Saya juga tidak kaget ketika Presiden RMS John Wattilete mengajukan gugatan hukum terhadap Presiden Susilo Bambang Yudhoyono di Den Haag. Pastilah aktivis-aktivis RMS geram terhadap berbagai macam siksaan pada anggota mereka, yang bikin aksi tanpa kekerasan, secara damai. Menari cakalele pun dilakukan dengan alat-alat kayu. Senjata mereka hanya kain bendera RMS warna merah, biru, hijau dan putih. Soal Wattilete memilih momen kedatangan SBY di Den Haag, saya kira, ini taktik dan advokasi yang efektif guna mengungkap berbagai kekerasan terhadap orang macam Teterisa dan Sinay.
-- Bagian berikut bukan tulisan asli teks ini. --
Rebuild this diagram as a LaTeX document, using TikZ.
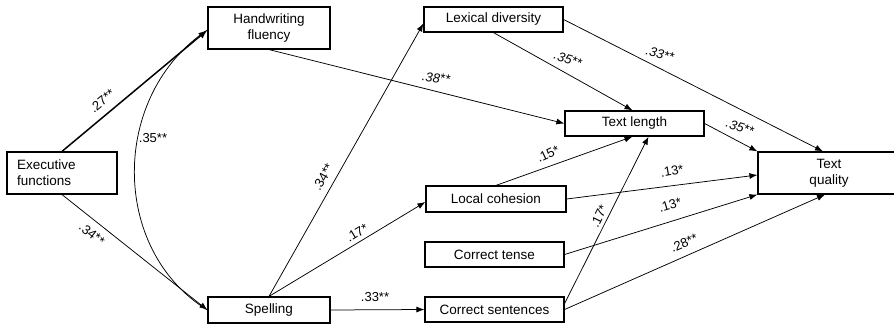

Seharusnya masalah ketidakadilan dan ketidakbenaran diungkap. Ini kewajiban pemerintah Indonesia. Bukan bicara soal “harga diri” dan etika ketika esensi persoalan adalah pelanggaran hak asasi manusia. Harga diri akan tegak bila kemanusiaan tegak. Harga diri takkan tegak bila kemanusiaan tidak ditegakkan. Saya juga heran lihat tak banyak orang Indonesia  di Pulau Jawa memberi perhatian maupun bantuan kemanusiaan terhadap para tapol ini. Orang-orang Alifuru ini ditangkap, disiksa dan dipenjara berat tanpa meledakkan satu bom pun atau membunuh siapa pun. Mengapa nasib mereka tak diperhatikan?